Sa technique est donc peu particulière. Avec le cinéma, elle est dans l’expérimentation. ‘’J’ai découvert les rapports de pouvoir existant dans le cinéma et comment ils avaient été utilisés pour renfermer l’image de l’Afrique dans une représentation que je ne reconnaissais pas", a expliqué la réalisatrice camerounaise.
Interpellée sur le choix de sa personne à la 15e édition de ce festival, elle déclare : "Je suis ravie d’être mise à l’honneur, surtout dans un pays comme le Sénégal. Je suis très touchée parce qu’il y a un héritage cinématographique sénégalais qui m’inspire : Sembène Ousmane, Djibril Diop, Safy Faye que j’adore. Je suis très ravie de venir mettre mes pas sur les enfants de ces grands-là."

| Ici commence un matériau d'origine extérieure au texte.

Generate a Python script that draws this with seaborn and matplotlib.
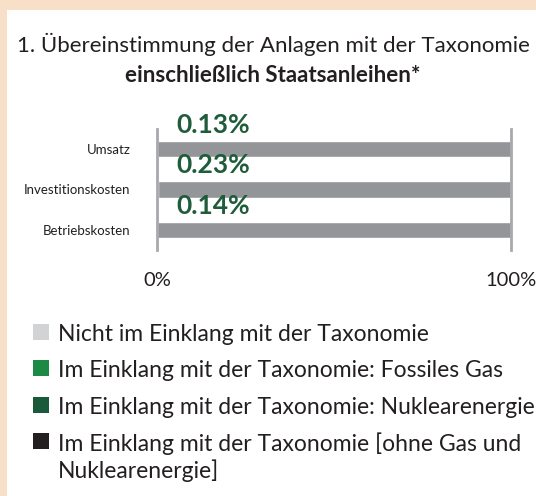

Pour sa part, cinéphile d’un soir et administrateur du Fonds de promotion de l’industrie du cinéma et de l’audiovisuel, Alioune Kéba Badiane se reconnaît dans ce film, pour avoir vu le jour, dit-il, dans une zone où il pleut beaucoup : la Casamance. Et le fait que ce personnage féminin se batte pour éduquer ses enfants le touche énormément. ‘’Que ce soit ici ou ailleurs en Afrique, souvent, nous avons à peu près les mêmes modèles de vie, les mêmes manières de faire. Il ne faut jamais attendre tout de son mari. Il faut savoir se débrouiller. Il y a des difficultés, mais Dieu est au contrôle. Par moments, à force d’abnégation, on finit toujours par gagner sa vie. Et c’est ce qui est arrivé à cette dame battante, résiliente", a-t-il partagé.
Producteur, réalisateur sénégalais et coordonnateur de Stlouis’Docs, Souleymane Kébé a livré ses appréciations. ‘’J’ai toujours aimé les films de Rosine Mbakam, notamment ’Les prières de Delphine’ qui était passé ici au festival de Saint-Louis. Et ce film-là (’Mambar Pierrette’) est très beau, magnifique, avec un personnage féminin fort qui se bat. J’adore ce film. C’est pour cela qu’il est mis en avant’’, a-t-il confié.